Oil states say no talks on replacing USD.
The Arab countries in the Gulf are negotiating with China, Russia, Japan and France to end dollar dealings for oil, Hotnews reports quoting ‘The Independent.’
The negotiations are aiming at a basket of currencies including the Japanese yen and Chinese yuan, the euro, gold and a new, unified currency planned for nations in the Gulf Co-operation Council, including Saudi Arabia, Abu Dhabi, Kuwait and Qatar.
The mentioned sources say finance ministers and central bank governors have had secret talks in Russia, China, Japan and Brazil to work on the scheme.
The result could mean that oil will no longer be priced in USD. Negotiations were confirmed by both Gulf Arab and Chinese banking sources in Hong Kong.
‘The Independent’, quoted by Hotnews, reads that the Americans, aware the meetings have taken place – although they have not discovered the details – are sure to fight this international cabal which will include hitherto loyal allies Japan and the Gulf Arabs. The mentioned paper concludes the evolutions sound as a prediction of a future economic war between the US and China over Middle East oil. An indication of the huge amounts involved can be gained from the wealth of Abu Dhabi, Saudi Arabia, Kuwait and Qatar who together hold an estimated USD 2.1 trillion in dollar reserves, Hotnews informs quoting ‘The Independent.’
WB president Robert Zoellick said in Istanbul, ahead of the IMF and World Bank meetings, that the legacies of the crisis may be recognition of changed economic power relations, while the above mentioned sources consider this as some acknowledgement of the decline of US economic power.
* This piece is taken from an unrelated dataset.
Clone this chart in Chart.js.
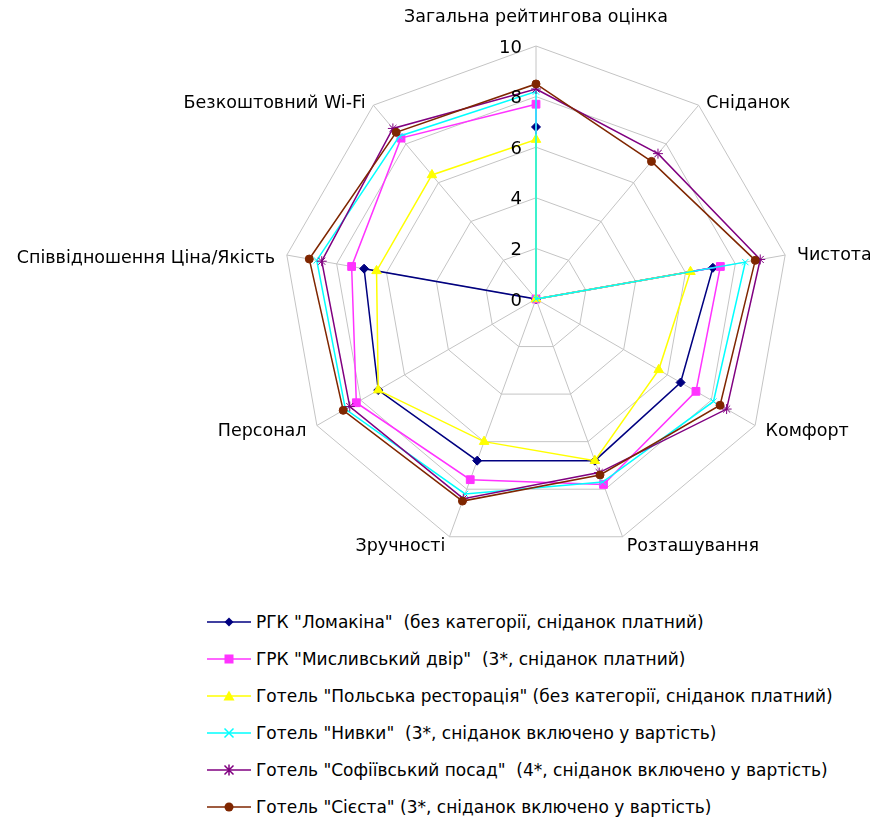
<!DOCTYPE html>
<html lang="uk">
<head>
<meta charset="utf-8">
<title>Порівняння готелів</title>
<script src="https://cdn.jsdelivr.net/npm/chart.js@4.4.1/dist/chart.umd.min.js"></script>
<style>
  html, body { margin: 0; padding: 0; background: #fff; }
  #page { position: relative; width: 870px; height: 819px; overflow: hidden; font-family: "DejaVu Sans", sans-serif; }
  #radar-box { position: absolute; left: 0; top: 0; width: 870px; height: 590px; }
  #legend { position: absolute; left: 207px; top: 603px; }
  .legend-row { height: 37px; display: flex; align-items: center; white-space: pre; font-size: 17px; color: #000; }
  .legend-row svg { width: 44px; height: 16px; margin-right: 5px; flex: none; }
</style>
</head>
<body>
<div id="page">
  <div id="radar-box"><canvas id="radar" width="870" height="590"></canvas></div>
  <div id="legend"></div>
</div>
<script>
// осі діаграми
var categories = [
  "Загальна рейтингова оцінка",
  "Сніданок",
  "Чистота",
  "Комфорт",
  "Розташування",
  "Зручності",
  "Персонал",
  "Співвідношення Ціна/Якість",
  "Безкоштовний Wi-Fi"
];

var hotelNames = [
  'РГК "Ломакіна"  (без категорії, сніданок платний)',
  'ГРК "Мисливський двір"  (3*, сніданок платний)',
  'Готель "Польська ресторація" (без категорії, сніданок платний)',
  'Готель "Нивки"  (3*, сніданок включено у вартість)',
  'Готель "Софіївський посад"  (4*, сніданок включено у вартість)',
  'Готель "Сієста" (3*, сніданок включено у вартість)'
];

// оцінки (порядок як у categories)
var lomakina    = [6.8, 0,   7.1, 6.6, 6.8, 6.8, 7.2, 6.9, 0];
var myslyvskyi  = [7.7, 0,   7.4, 7.3, 7.8, 7.6, 8.2, 7.4, 8.3];
var polska      = [6.3, 0,   6.2, 5.6, 6.8, 6.0, 7.2, 6.4, 6.4];
var nyvky       = [8.2, 0,   8.4, 8.1, 7.7, 8.2, 8.7, 8.8, 8.4];
var sofiivskyi  = [8.3, 7.5, 9.0, 8.7, 7.3, 8.4, 8.5, 8.6, 8.8];
var siesta      = [8.5, 7.1, 8.8, 8.4, 7.4, 8.5, 8.8, 9.1, 8.6];

var tickValues = [0, 2, 4, 6, 8, 10];

var seriesColors = ["#000080", "#ff33ff", "#ffff00", "#00ffff", "#800080", "#7f2600"];
var markerStyles = ["rectRot", "rect", "triangle", "crossRot", "star", "circle"];
var markerSizes  = [4.5, 5.5, 5.5, 4.5, 5, 4];

// зсув підписів осей по вертикалі відносно вершини сітки
var labelShiftY = [-29, -2, 0, 6, 10, 10, 6, 3, -2];

(function () {
  var allSeries = [lomakina, myslyvskyi, polska, nyvky, sofiivskyi, siesta];

  var axisLabelsPlugin = {
    id: "axisLabels",
    afterDraw: function (chart) {
      var r = chart.scales.r;
      var ctx = chart.ctx;
      ctx.save();
      ctx.fillStyle = "#000";
      ctx.font = '17.5px "DejaVu Sans"';
      ctx.textBaseline = "middle";
      categories.forEach(function (name, i) {
        var outer = r.getPointPosition(i, r.drawingArea + 12);
        var vertex = r.getPointPosition(i, r.drawingArea);
        if (Math.abs(outer.x - r.xCenter) < 3) ctx.textAlign = "center";
        else ctx.textAlign = outer.x > r.xCenter ? "left" : "right";
        ctx.fillText(name, outer.x, vertex.y + labelShiftY[i]);
      });

      // значення шкали ліворуч від вертикальної осі
      ctx.font = '18px "DejaVu Sans"';
      ctx.textAlign = "right";
      tickValues.forEach(function (v) {
        var d = r.getDistanceFromCenterForValue(v);
        ctx.fillText(String(v), r.xCenter - 14, r.yCenter - d + 2);
      });
      ctx.restore();
    }
  };

  var datasets = allSeries.map(function (values, i) {
    return {
      label: hotelNames[i],
      data: values,
      borderColor: seriesColors[i],
      backgroundColor: seriesColors[i],
      borderWidth: 1.5,
      fill: false,
      pointStyle: markerStyles[i],
      pointRadius: markerSizes[i],
      pointBorderColor: seriesColors[i],
      pointBackgroundColor: seriesColors[i],
      pointBorderWidth: 1,
      order: allSeries.length - i
    };
  });

  new Chart(document.getElementById("radar"), {
    type: "radar",
    data: { labels: categories, datasets: datasets },
    options: {
      responsive: false,
      animation: false,
      layout: { padding: { top: 46, bottom: 38, left: 202, right: 0 } },
      plugins: {
        legend: { display: false },
        tooltip: { enabled: false }
      },
      elements: { line: { tension: 0 } },
      scales: {
        r: {
          min: 0,
          max: 10,
          ticks: { stepSize: 2, display: false },
          grid: { color: "#c4c4c4", lineWidth: 1 },
          angleLines: { color: "#c4c4c4", lineWidth: 1 },
          pointLabels: { display: false }
        }
      }
    },
    plugins: [axisLabelsPlugin]
  });

  // легенда як у Excel: лінія з маркером і підпис
  function markerSvg(style, color) {
    var line = '<line x1="0" y1="8" x2="44" y2="8" stroke="' + color + '" stroke-width="1.5"/>';
    var m = "";
    if (style === "rectRot") {
      m = '<polygon points="22,3.5 26.5,8 22,12.5 17.5,8" fill="' + color + '"/>';
    } else if (style === "rect") {
      m = '<rect x="17.5" y="3.5" width="9" height="9" fill="' + color + '"/>';
    } else if (style === "triangle") {
      m = '<polygon points="22,2.5 27.5,12.5 16.5,12.5" fill="' + color + '"/>';
    } else if (style === "crossRot") {
      m = '<path d="M17.5 3.5 L26.5 12.5 M26.5 3.5 L17.5 12.5" stroke="' + color + '" stroke-width="1.5"/>';
    } else if (style === "star") {
      m = '<path d="M17.5 3.5 L26.5 12.5 M26.5 3.5 L17.5 12.5 M22 2.5 L22 13.5" stroke="' + color + '" stroke-width="1.5"/>';
    } else {
      m = '<circle cx="22" cy="8" r="4.5" fill="' + color + '"/>';
    }
    return '<svg viewBox="0 0 44 16">' + line + m + "</svg>";
  }

  var html = "";
  hotelNames.forEach(function (name, i) {
    html += '<div class="legend-row">' + markerSvg(markerStyles[i], seriesColors[i]) +
      "<span></span></div>";
  });
  var legend = document.getElementById("legend");
  legend.innerHTML = html;
  var spans = legend.querySelectorAll("span");
  hotelNames.forEach(function (name, i) { spans[i].textContent = name; });
})();
</script>
</body>
</html>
It is also said that the Chinese believe that the Americans persuaded Britain to stay out of the euro in order to prevent an earlier move away from the USD. Chinese financial sources, quoted by ‘The Independent’ and Hotnews, say President Barack Obama is too busy fixing the US economy to concentrate on the extraordinary implications of the transition from the USD in nine years’ time, as the current deadline for the currency transition is 2018. Big oil producing nations denied the British newspaper report, Reuters informs. Top officials of Saudia Arabia and Russia, speaking on the sidelines of International Monetary Fund meetings in Istanbul, denied there were such talks. The two countries are the world’s largest and second-largest oil exporters. Asked by reporters about the newspaper story, Saudi Arabia’s central bank chief Muhammad al-Jasser said: “Absolutely incorrect.” He repeated the same response when asked whether Saudi Arabia was in such talks. Kuwait’s oil minister made similar remarks, while Russia’s deputy finance minister Dmitry Pankin said: “We did not discuss this at all.” Algerian Finance Minister Karim Djoudi told Reuters: “Oil producing countries need to stabilize revenues but…I don’t see a need for oil trade to be denominated differently. “But we are at the IMF conference where all sorts of subjects are raised and discussed,” he added. Gold futures hit a new record high on Tuesday, lifted by dollar weakness after Australia hiked interest rates and after a report that Gulf oil producers, along with China, Russia, Japan and France, are planning to eventually end dollar-based oil pricing.